According to Uber’s site:
“Surge pricing allows us to remain reliable, even on one of the busiest nights of the year. Our rates will float in real time with fluctuations in supply and demand. Increased rates incentivize more driver partners to get on the roads and ensure those who need a ride won’t be left stranded.”
Labor Lawsuit
Over the years, labor attorney Shannon Liss-Riordan has sued FedEx, Starbucks, Upper Crust and even strip clubs for failing to comply with Massachusetts labor laws. Now, she has set her sights on Uber, claiming the company has been cheating its drivers out of fair wages.
Liss-Riordan claims Uber is a transportation operation that skirts the legal requirements a company would have to pay regular workers by calling itself a technology company and classifying its drivers as “contractors.”
“It’s an old tactic of a company trying to claim it’s something new,” said Liss-Riordan in a phone interview. “But from a labor lawyer perspective it doesn’t seem very new at all…Uber is trying to mischaracterize what it actually is in order to avoid wage and hour laws.”
Liss-Riordan filed her lawsuit in June. Since then, she says she has been contacted by hundreds of Uber drivers claiming unfair treatment by the company. She’s particularly troubled by a pattern of Uber making drivers pay for out-of-pocket costs.
“The most serious of damages is [Uber drivers] have to pay for expenses,” said Liss-Riordan. “Employees don’t typically pay for expenses to do their job. Drivers pay for gas and for maintaining their cars. Those are the expenses an employer should pay.”
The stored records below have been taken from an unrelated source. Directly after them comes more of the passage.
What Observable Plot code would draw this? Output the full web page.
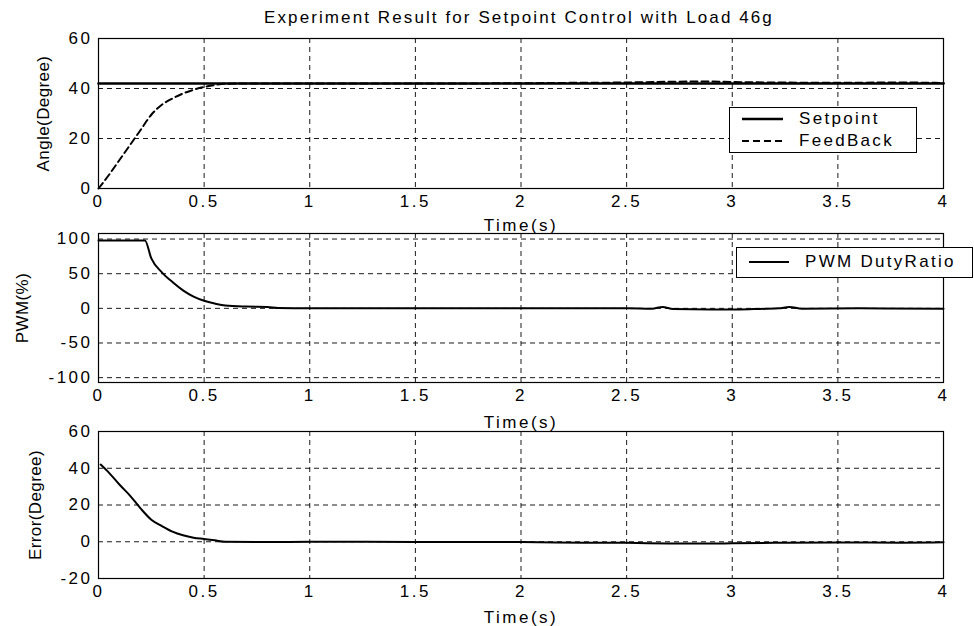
<!DOCTYPE html>
<html><head><meta charset="utf-8">
<script src="https://cdn.jsdelivr.net/npm/d3@7"></script>
<script src="https://cdn.jsdelivr.net/npm/@observablehq/plot@0.6"></script>
<style>
body{margin:0;background:#fff;}
#chart{position:relative;width:974px;height:626px;font-family:"Liberation Sans",Arial,sans-serif;color:#000;overflow:hidden;}
.panel{position:absolute;left:0;}
.title{position:absolute;top:8px;left:0;width:1038px;text-align:center;font-size:17px;letter-spacing:2.1px;white-space:nowrap;}
.legend{position:absolute;box-sizing:border-box;border:1px solid #000;background:#fff;font-size:17px;letter-spacing:2.3px;}
.legend .row{position:absolute;left:0;right:0;height:20px;}
.legend svg{position:absolute;top:0;}
.legend span{position:absolute;top:0;line-height:20px;white-space:nowrap;}
</style>
</head><body>
<div id="chart"><div class="title">Experiment Result for Setpoint Control with Load 46g</div></div>
<script>
// ---------- data ----------
const timeTicks = [0, 0.5, 1, 1.5, 2, 2.5, 3, 3.5, 4];

const setpointTime = [0, 4];
const setpointValues = [42, 42];

const feedbackTime = [0, 0.05, 0.1, 0.15, 0.2, 0.25, 0.3, 0.35, 0.4, 0.45, 0.5, 0.55, 0.6, 0.7, 0.8, 1.0, 1.5, 2.0, 2.3, 2.5, 2.7, 2.9, 3.0, 3.2, 3.5, 3.8, 4.0];
const feedbackValues = [0, 5.5, 11.5, 17.5, 23.5, 29.5, 33.5, 36, 38, 39.5, 40.6, 41.4, 41.9, 42, 42, 42, 42, 42.1, 42.3, 42.4, 42.7, 42.8, 42.6, 42.4, 42.3, 42.4, 42.2];

const pwmTime = [0, 0.22, 0.25, 0.3, 0.35, 0.4, 0.45, 0.5, 0.55, 0.6, 0.7, 0.8, 0.85, 1.0, 1.5, 2.0, 2.5, 2.62, 2.67, 2.72, 2.9, 3.0, 3.1, 3.22, 3.27, 3.33, 3.6, 4.0];
const pwmValues = [98, 98, 72, 52, 38, 26, 17, 11, 7, 4, 2.5, 2, 0.5, 0, 0, 0, 0, -0.5, 2, -1, -1.5, -1.5, -1, 0, 2, -0.5, 0, -0.5];

const errorTime = [0.01, 0.05, 0.1, 0.15, 0.2, 0.25, 0.3, 0.35, 0.4, 0.45, 0.5, 0.55, 0.6, 0.8, 1.0, 1.5, 2.0, 2.3, 2.5, 2.7, 2.9, 3.0, 3.2, 3.5, 3.8, 4.0];
const errorValues = [42, 37.5, 31, 25, 18, 12, 8.5, 5.5, 3.5, 2.2, 1.5, 0.8, 0, -0.2, 0, -0.1, -0.2, -0.5, -0.6, -0.9, -1, -0.8, -0.6, -0.4, -0.5, -0.3];

const angleTicks = [0, 20, 40, 60];
const pwmTicks = [-100, -50, 0, 50, 100];
const errorTicks = [-20, 0, 20, 40, 60];

// ---------- drawing ----------
const chart = document.getElementById("chart");
const fmt = d => String(d);
const gridStyle = {stroke: "#000", strokeOpacity: 1, strokeWidth: 0.9, strokeDasharray: "5,4"};

function panel({top, height, marginTop, marginBottom, yDomain, yTicks, yGrid, yLabel, yLabelOffset, xLabelOffset, lines}) {
  const svg = Plot.plot({
    width: 974, height,
    marginLeft: 98, marginRight: 31, marginTop, marginBottom,
    style: {fontFamily: '"Liberation Sans", Arial, sans-serif', fontSize: "17px", letterSpacing: "2.5px", color: "#000", background: "transparent", overflow: "visible"},
    x: {domain: [0, 4]},
    y: {domain: yDomain},
    marks: [
      Plot.gridX(timeTicks.slice(1, -1), gridStyle),
      Plot.gridY(yGrid, gridStyle),
      Plot.axisX(timeTicks, {tickSize: 0, tickPadding: 6, tickFormat: fmt, label: "Time(s)", labelAnchor: "center", labelOffset: xLabelOffset, labelArrow: "none"}),
      Plot.axisY(yTicks, {tickSize: 0, tickPadding: 6, tickFormat: fmt, label: yLabel, labelAnchor: "center", labelOffset: yLabelOffset, labelArrow: "none"}),
      ...lines,
      Plot.frame({stroke: "#000", strokeWidth: 1.2})
    ]
  });
  svg.classList.add("panel");
  svg.style.top = top + "px";
  const yl = svg.querySelector('[aria-label="y-axis label"]');
  if (yl) yl.style.letterSpacing = "0.4px";
  chart.appendChild(svg);
}

panel({
  top: 0, height: 232, marginTop: 38, marginBottom: 44,
  yDomain: [0, 60], yTicks: angleTicks, yGrid: [20, 40],
  yLabel: "Angle(Degree)", yLabelOffset: 62, xLabelOffset: 42,
  lines: [
    Plot.line(setpointValues, {x: setpointTime, y: setpointValues, stroke: "#000", strokeWidth: 2.6}),
    Plot.line(feedbackValues, {x: feedbackTime, y: feedbackValues, stroke: "#000", strokeWidth: 2, strokeDasharray: "7,4", curve: "monotone-x"})
  ]
});

panel({
  top: 232, height: 196, marginTop: 1, marginBottom: 46,
  yDomain: [-107, 108], yTicks: pwmTicks, yGrid: pwmTicks,
  yLabel: "PWM(%)", yLabelOffset: 83, xLabelOffset: 45,
  lines: [
    Plot.line(pwmValues, {x: pwmTime, y: pwmValues, stroke: "#000", strokeWidth: 2, curve: "monotone-x"})
  ]
});

panel({
  top: 428, height: 198, marginTop: 3, marginBottom: 48,
  yDomain: [-20, 60], yTicks: errorTicks, yGrid: [0, 20, 40],
  yLabel: "Error(Degree)", yLabelOffset: 70, xLabelOffset: 44,
  lines: [
    Plot.line(errorValues, {x: errorTime, y: errorValues, stroke: "#000", strokeWidth: 2, curve: "monotone-x"})
  ]
});

// ---------- legends ----------
function legend({left, top, width, height, items}) {
  const box = document.createElement("div");
  box.className = "legend";
  Object.assign(box.style, {left: left + "px", top: top + "px", width: width + "px", height: height + "px"});
  items.forEach(it => {
    const row = document.createElement("div");
    row.className = "row";
    row.style.top = it.rowTop + "px";
    row.innerHTML = `<svg width="${it.lineX + it.lineW + 2}" height="20" style="left:0"><line x1="${it.lineX}" x2="${it.lineX + it.lineW}" y1="10" y2="10" stroke="#000" stroke-width="${it.sw}" ${it.dash ? `stroke-dasharray="${it.dash}"` : ""}/></svg><span style="left:${it.textX}px">${it.label}</span>`;
    box.appendChild(row);
  });
  chart.appendChild(box);
}

legend({left: 729, top: 107, width: 188, height: 46, items: [
  {label: "Setpoint", rowTop: 1, lineX: 12, lineW: 41, textX: 69, sw: 2.6},
  {label: "FeedBack", rowTop: 23, lineX: 12, lineW: 41, textX: 69, sw: 2, dash: "7,4"}
]});
legend({left: 736, top: 247, width: 237, height: 31, items: [
  {label: "PWM DutyRatio", rowTop: 4, lineX: 12, lineW: 40, textX: 68, sw: 2}
]});
</script>
</body></html>
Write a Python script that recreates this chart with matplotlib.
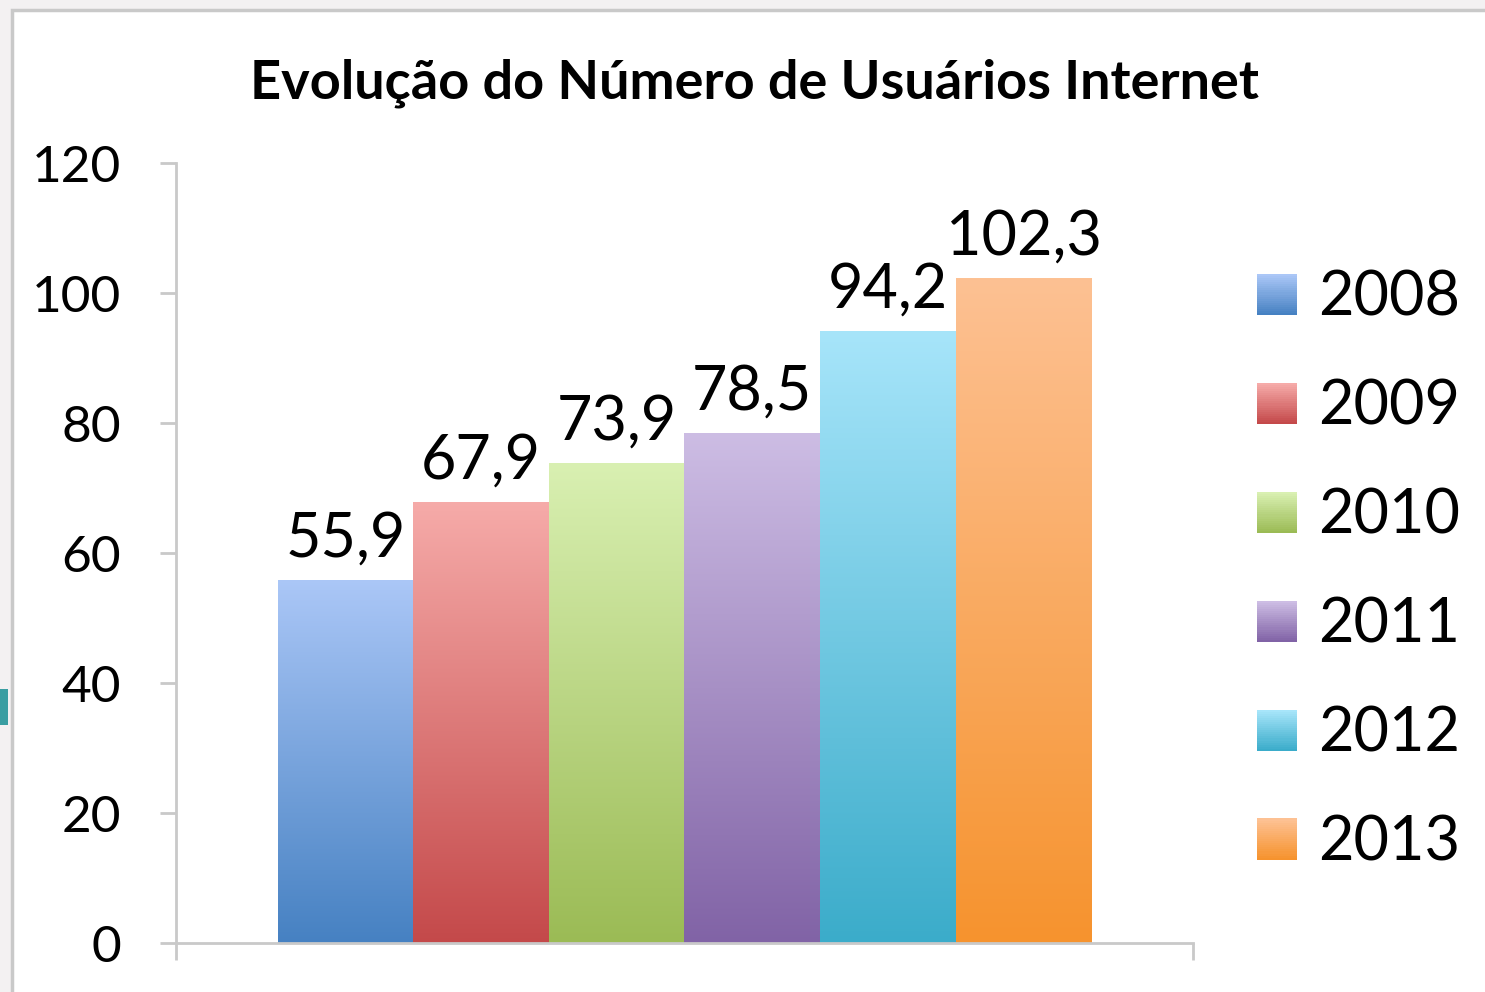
import numpy as np
import matplotlib
matplotlib.use("Agg")
import matplotlib.pyplot as plt
from matplotlib.colors import LinearSegmentedColormap, to_rgb
from matplotlib.patches import Rectangle
from matplotlib.legend_handler import HandlerBase

plt.rcParams["font.family"] = ["Lato", "DejaVu Sans"]

# data
years = ["2008", "2009", "2010", "2011", "2012", "2013"]
users = [55.9, 67.9, 73.9, 78.5, 94.2, 102.3]
labels = ["55,9", "67,9", "73,9", "78,5", "94,2", "102,3"]
top_colors = ["#abc7f7", "#f6aba9", "#d9f0b2", "#cdbde4", "#a7e5fa", "#fdc193"]
bottom_colors = ["#4681c2", "#c4494a", "#9bbb55", "#8163a6", "#3bacca", "#f6932e"]
yticks = [0, 20, 40, 60, 80, 100, 120]

W, H = 1485, 992
fig = plt.figure(figsize=(W / 100, H / 100), dpi=100)
fig.patch.set_facecolor("#f3f1f2")

# chart frame (slide background peeks out at the left/top)
fig.patches.append(Rectangle((12 / W, -0.1), 1.2, 0.1 + 1 - 10 / H,
                             transform=fig.transFigure, facecolor="white",
                             edgecolor="#c9c9c9", linewidth=2.5, zorder=-2))
fig.patches.append(Rectangle((0, 1 - 725 / H), 8 / W, 36 / H,
                             transform=fig.transFigure, facecolor="#3a9ea2",
                             edgecolor="none", zorder=-2))

ax = fig.add_axes([176 / W, 49 / H, 1017 / W, 780 / H])
ax.set_facecolor("none")

x = np.arange(len(years)) + 1.25
bars = ax.bar(x, users, width=1.0, color="none", edgecolor="none")


def gradient_cmap(top, bottom):
    return LinearSegmentedColormap.from_list("g", [to_rgb(bottom), to_rgb(top)])


grad = np.linspace(0, 1, 256).reshape(-1, 1)
for b, tc, bc in zip(bars, top_colors, bottom_colors):
    x0, y0 = b.get_x(), b.get_y()
    im = ax.imshow(grad, cmap=gradient_cmap(tc, bc), origin="lower", aspect="auto",
                   extent=[x0, x0 + b.get_width(), y0, y0 + b.get_height()], zorder=2)
    im.set_clip_path(b)

for xi, v, lab in zip(x, users, labels):
    ax.annotate(lab, (xi, v), xytext=(0, 9), textcoords="offset points",
                ha="center", va="bottom", fontsize=44, color="black")

ax.set_xlim(0, 7.5)
ax.set_ylim(0, 120)
ax.set_yticks(yticks)
ax.set_yticklabels([str(t) for t in yticks], fontsize=37)
ax.set_xticks([0, 7.5])
ax.set_xticklabels([])
ax.tick_params(axis="y", direction="out", length=11.5, width=2, color="#c9c9c9", pad=28)
ax.tick_params(axis="x", direction="out", length=12, width=2, color="#c9c9c9")
for s in ["top", "right"]:
    ax.spines[s].set_visible(False)
for s in ["left", "bottom"]:
    ax.spines[s].set_color("#c9c9c9")
    ax.spines[s].set_linewidth(2)


class GradientHandler(HandlerBase):
    def __init__(self, top, bottom):
        super().__init__()
        self.top = np.array(to_rgb(top))
        self.bottom = np.array(to_rgb(bottom))

    def create_artists(self, legend, orig_handle, xdescent, ydescent, width, height,
                       fontsize, trans):
        n = 20
        arts = []
        for i in range(n):
            c = self.bottom + (self.top - self.bottom) * i / (n - 1)
            arts.append(Rectangle((-xdescent, -ydescent + height * i / n), width,
                                  height / n + 0.3, facecolor=c, edgecolor="none",
                                  transform=trans))
        return arts


handles = [Rectangle((0, 0), 1, 1) for _ in years]
handler_map = {h: GradientHandler(t, b) for h, t, b in zip(handles, top_colors, bottom_colors)}
fig.legend(handles, years, loc="upper left", bbox_to_anchor=(1257 / W, 1 - 270 / H),
           frameon=False, fontsize=44, handlelength=0.65, handleheight=0.65,
           handletextpad=0.35, labelspacing=0.85, handler_map=handler_map,
           borderaxespad=0, borderpad=0)

fig.text(754 / W, 1 - 83 / H, "Evolução do Número de Usuários Internet",
         ha="center", va="center", fontsize=39, fontweight="bold")

fig.savefig("out.png", dpi=100, facecolor=fig.get_facecolor())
She also says drivers who rack up more than 40 hours of work per week should be making overtime.
Taxi Wars
Uber has also been drawing heat from taxi drivers around the country. Cab drivers claim the service is does not play by the same licensing and safety regulations that traditional taxi companies must comply with. In addition to cutting into to their share of business, taxi drivers say the company is putting consumers at risk.
Uber’s success has prompted several cab companies that are normally rivals to rally together in an effort to push back against Uber and other ride-sharing apps like Lyft and SideCar.
The question remains, given all these problems, why is Uber so freaking popular?